Veteran energy-investment bankers are applying tried-and-true oil patch financing methods to a sector that's not so down on its luck – weed.
Sonny Mottahed, chief executive officer of Calgary-based Black Spruce Merchant Capital, said he and his team are taking a three-pronged approach to their first foray into the cannabis sector as legalization approaches.
He and Black Spruce colleague Dave Cheadle have set up a private-equity fund to invest in a range of cannabis-related businesses. They have also begun ground work on the firm's own greenhouse in Lethbridge, Alta., and are establishing a real estate investment trust that will act as landlord for medical- and recreational-marijuana producers.
The moves come following months of study into what is expected to be an exponentially growing industry in Canada and elsewhere. The outlook for oil and gas has not been so bright as recovery from a two-year downturn has plodded.
Mr. Mottahed said the multibillion-dollar revenue potential for cannabis in Canada and elsewhere could be similar to two other industries that changed modern life – mobile telecom and online commerce. Ottawa has set July 1, 2018, as legalization date for marijuana, and several investors are betting on a boom.
"Would I have looked at it if the oil and gas industry hadn't cratered? Possibly not. But I saw it and compared it to these other two industries that had never existed before," he said. "I didn't participate in those other than investing in my own personal account. This one, I thought, as a principal investor makes a lot of sense."
Indeed, other energy professionals have said they are examining opportunities in cannabis as regulations become clearer at home and abroad. Black Spruce, founded by former Raymond James and Canaccord Genuity investment bankers in 2012, provides financing and advisory services to junior energy companies.
The firm's cannabis private-equity fund, CBi2, will close its first tranche of funding in early May and a second closing is planned about two months later. It is seeking $50-million in investment capital, targeting interests in up to 25 private and public companies.
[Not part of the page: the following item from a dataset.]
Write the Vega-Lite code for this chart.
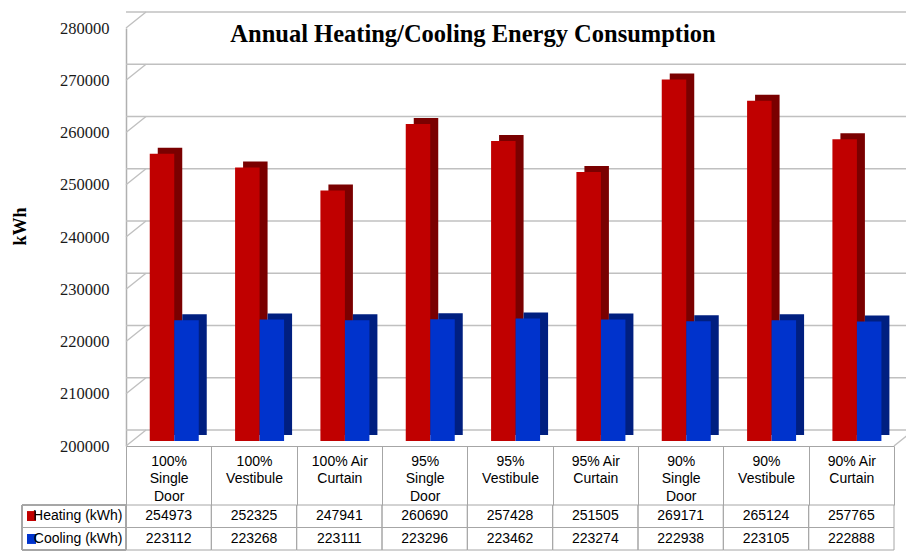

For the REIT, the firm is in talks with a number of producers that are licensed by Health Canada to develop medical marijuana to spend up to a total of $100-million acquiring their properties to lease them back. It also plans similar deals in the United States.
"All of these facilities have been financed with equity and these businesses are not being valued on their real estate holdings but their cash-flow generation potential," Mr. Mottahed said. "So it's a non-dilutive form of financing for them to be able to take that capital and invest it directly into what the business is."
Indeed, numerous oil and gas producers have done similar transactions in recent years, selling energy-processing facilities to specialized operators to redeploy the capital into operations or debt reduction.
The group is a late applicant into medical marijuana. Its $9.7-million greenhouse is expected to be completed later this year. The eventual aim is a sale to a larger company or an initial public offering, depending on market conditions.
The new producer, called Fifty First Parallel, aims to capitalize on what could be a tight Alberta market for recreational marijuana postlegalization. The company estimates Canada's overall recreational market at $6-billion by 2024.
Alberta's currently licensed producers include Aurora Cannabis Inc. and Acreage Pharms Ltd., according to Health Canada. Aurora is building a massive growing operation at the Edmonton International Airport to take advantage of the coming legalization.
"Our focus is to have the commodity, but we're capitalists. We're kind of looking at this opportunity and saying at some point in time it may make more sense in the portfolio of somebody else," Mr. Mottahed said.